The next day, I took the train to Chippenham for the memorial service of Captain Ian Farquhar, Master of the Beaufort Hunt for 34 years, relinquishing the horn after 26 of them. The church at Badminton, a rural version of St Martin-in-the-Fields, was brimful with 300 people (largely invisible in the box pews). Outside were 700 more, listening to loudspeakers. The Queen was there, sharing a pew with her former husband, Andrew Parker Bowles. Staring at the back of my head was Henry, 1st Duke of Beaufort, as rendered by Grinling Gibbons, and I faced a row of men who, I quickly worked out by their stiff gait and respectful but slightly uneasy way of wearing dark suits, were retired hunt servants. Two of Ian’s granddaughters recited ‘Running on’ by W.H. Ogilvie and one of his daughters sang ‘Danny Boy’. Ann Mallalieu read the passage from Revelation about ‘the first heaven and the first earth’, and it occurred to me that the phrase ‘the first earth’ would contain a different meaning for a man like Ian who worked with hounds. It would be hard to think of an occasion so full of people to whom modern electoral politics offers almost nothing and yet who are essential England.
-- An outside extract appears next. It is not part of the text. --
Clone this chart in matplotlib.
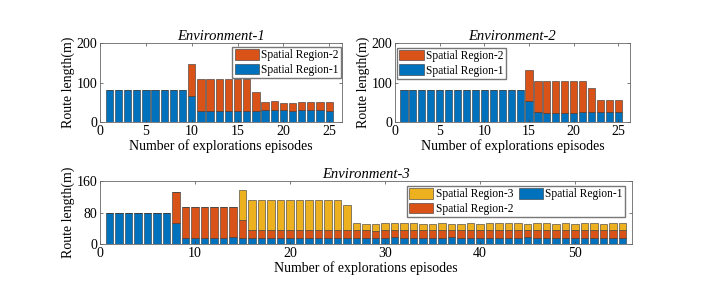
import numpy as np
import matplotlib
matplotlib.use("Agg")
import matplotlib.pyplot as plt

plt.rcParams['font.family'] = ['Liberation Serif', 'DejaVu Serif']
plt.rcParams['font.size'] = 10

# colours (MATLAB default order)
C_BLUE = '#0072BD'
C_RED = '#D95319'
C_YEL = '#EDB120'

# ---- Environment-1 ----
env1_r1 = [80]*9 + [67, 29, 29, 29, 29, 29, 29, 28, 30, 31, 30, 29, 30, 31, 30, 29]
env1_tot = [80]*9 + [148, 108, 108, 108, 108, 108, 108, 77, 51, 53, 49, 49, 51, 51, 50, 50]
env1_r2 = [t - a for t, a in zip(env1_tot, env1_r1)]

# ---- Environment-2 ----
env2_r1 = [80]*14 + [53, 26, 24, 24, 24, 24, 26, 26, 26, 26, 26]
env2_tot = [80]*14 + [131, 105, 103, 103, 104, 104, 105, 85, 56, 55, 55]
env2_r2 = [t - a for t, a in zip(env2_tot, env2_r1)]

# ---- Environment-3 ----
env3_r1 = [79]*7 + [53] + [16, 16, 16, 16, 16, 17] + [16] + [16]*11 + \
    [16, 16, 16, 16, 17, 16, 16, 16, 16, 16, 17, 16, 16, 16, 16,
     16, 16, 16, 17, 16, 16, 16, 16, 16, 16, 16, 16, 16, 16]
env3_r12 = [79]*7 + [133] + [94]*6 + [60] + [35]*11 + \
    [35, 35, 34, 35, 35, 36, 35, 35, 35, 35, 35, 35, 35, 35, 35,
     35, 35, 35, 35, 35, 35, 35, 35, 35, 35, 35, 35, 35, 35]
env3_tot = [79]*7 + [133] + [94]*6 + [138] + \
    [112, 113, 113, 113, 112, 113, 112, 113, 113, 113, 100] + \
    [53, 51, 52, 53, 53, 53, 53, 52, 51, 54, 52, 51, 53, 52, 53,
     53, 54, 53, 52, 53, 53, 52, 53, 52, 53, 53, 52, 53, 53]
env3_r2 = [b - a for a, b in zip(env3_r1, env3_r12)]
env3_r3 = [t - b for b, t in zip(env3_r12, env3_tot)]

XLABEL = 'Number of explorations episodes'
YLABEL = 'Route length(m)'

W, H = 727, 288
fig = plt.figure(figsize=(W/100, H/100), dpi=100)


def ax_px(x0, y0, x1, y1):
    return fig.add_axes([x0/W, 1 - y1/H, (x1 - x0)/W, (y1 - y0)/H])


def style(ax):
    for s in ax.spines.values():
        s.set_color('#666666')
        s.set_linewidth(0.6)
    ax.tick_params(direction='in', length=2.5, width=0.5, color='#444444',
                   top=True, right=True, labelsize=10, pad=2)


kw = dict(width=0.8, edgecolor='#333333', linewidth=0.4)
leg_kw = dict(fontsize=8.3, frameon=True, fancybox=False, edgecolor='#555555',
              borderpad=0.2, handlelength=2.1, handleheight=1.0,
              handletextpad=0.2, labelspacing=0.2, borderaxespad=0.0)

# Env-1
ax1 = ax_px(100, 43, 342, 122)
x = np.arange(1, len(env1_r1) + 1)
b1 = ax1.bar(x, env1_r1, color=C_BLUE, **kw)
b2 = ax1.bar(x, env1_r2, bottom=env1_r1, color=C_RED, **kw)
ax1.set_xlim(0, 26.4)
ax1.set_ylim(0, 200)
ax1.set_xticks([0, 5, 10, 15, 20, 25])
ax1.set_yticks([0, 100, 200])
ax1.set_title('Environment-1', style='italic', fontsize=10.5, pad=2)
ax1.set_ylabel(YLABEL, labelpad=1)
ax1.set_xlabel(XLABEL, labelpad=1)
ax1.legend([b2, b1], ['Spatial Region-2', 'Spatial Region-1'], loc='upper right',
           bbox_to_anchor=(0.996, 0.95), **leg_kw)
style(ax1)

# Env-2
ax2 = ax_px(395, 43, 630, 122)
x = np.arange(1, len(env2_r1) + 1)
b1 = ax2.bar(x, env2_r1, color=C_BLUE, **kw)
b2 = ax2.bar(x, env2_r2, bottom=env2_r1, color=C_RED, **kw)
ax2.set_xlim(0, 26.3)
ax2.set_ylim(0, 200)
ax2.set_xticks([0, 5, 10, 15, 20, 25])
ax2.set_yticks([0, 100, 200])
ax2.set_title('Environment-2', style='italic', fontsize=10.5, pad=2)
ax2.set_ylabel(YLABEL, labelpad=1)
ax2.set_xlabel(XLABEL, labelpad=1)
ax2.legend([b2, b1], ['Spatial Region-2', 'Spatial Region-1'], loc='upper left',
           bbox_to_anchor=(0.009, 0.94), **leg_kw)
style(ax2)

# Env-3
ax3 = ax_px(100, 181, 632, 244)
x = np.arange(1, len(env3_r1) + 1)
b1 = ax3.bar(x, env3_r1, color=C_BLUE, **kw)
b2 = ax3.bar(x, env3_r2, bottom=env3_r1, color=C_RED, **kw)
b3 = ax3.bar(x, env3_r3, bottom=env3_r12, color=C_YEL, **kw)
ax3.set_xlim(0, 56)
ax3.set_ylim(0, 160)
ax3.set_xticks([0, 10, 20, 30, 40, 50])
ax3.set_yticks([0, 80, 160])
ax3.set_title('Environment-3', style='italic', fontsize=10.5, pad=2)
ax3.set_ylabel(YLABEL, labelpad=1)
ax3.set_xlabel(XLABEL, labelpad=1)
ax3.legend([b3, b2, b1], ['Spatial Region-3', 'Spatial Region-2', 'Spatial Region-1'],
           loc='upper right', bbox_to_anchor=(0.987, 0.92), ncol=2,
           columnspacing=0.5, **leg_kw)
style(ax3)

fig.savefig('out.png', dpi=100)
The European Union Entry-Exit System (EES) for non-EU citizens is insisting, from October, that those wishing to get the Eurostar from St Pancras must first be fingerprinted and upload a photograph there before boarding the train. This will be a great bore: there will be queues for the 49 booths erected for the purpose. Each victim will have to pay €7. Even the French who, in principle, are not upset by causing the British inconvenience, are worrying about the potential delays. I have a partial solution (not uninfluenced by the fact that we live in East Sussex). Because of its losses during Covid, Eurostar suspended the international elements of two stations – Ebbsfleet and Ashford – which had until then been part of the promised regeneration of Kent. It half-promised they would return in 2025. Now is surely the moment to make good on this, putting up booths at those two stations which will process you much faster than the London terminal and offering once more, from Ashford, the quickest possible train journey to France. I wonder, by the way, if the EES problem influenced Rishi Sunak’s decision to call the election earlier than expected. New pictures of hours-long waits shortly before an autumn polling day would have been the least helpful way of reminding voters about Brexit.
P.S. Wise after the event, I add three points about Mr Sunak’s soaking outside Downing Street. 1) It might have looked a bit pompous if an official had held an umbrella over the Prime Minister as he spoke, but mightn’t it have been rather touching if his wife had done so? 2) If Mr Sunak was insisting on braving the elements unprotected, he would have done much better not to wear a lightweight suit which let the water sink straight in. The stout worsteds that prime ministers such as Churchill or Harold Macmillan wore, come rain or shine, were quite heavy enough to repel water for ten minutes. 3) Why do prime ministers now feel they must announce elections outside Downing Street and gild the news with a speech from a lectern? This is an unnecessary 21st-century innovation, asking for trouble.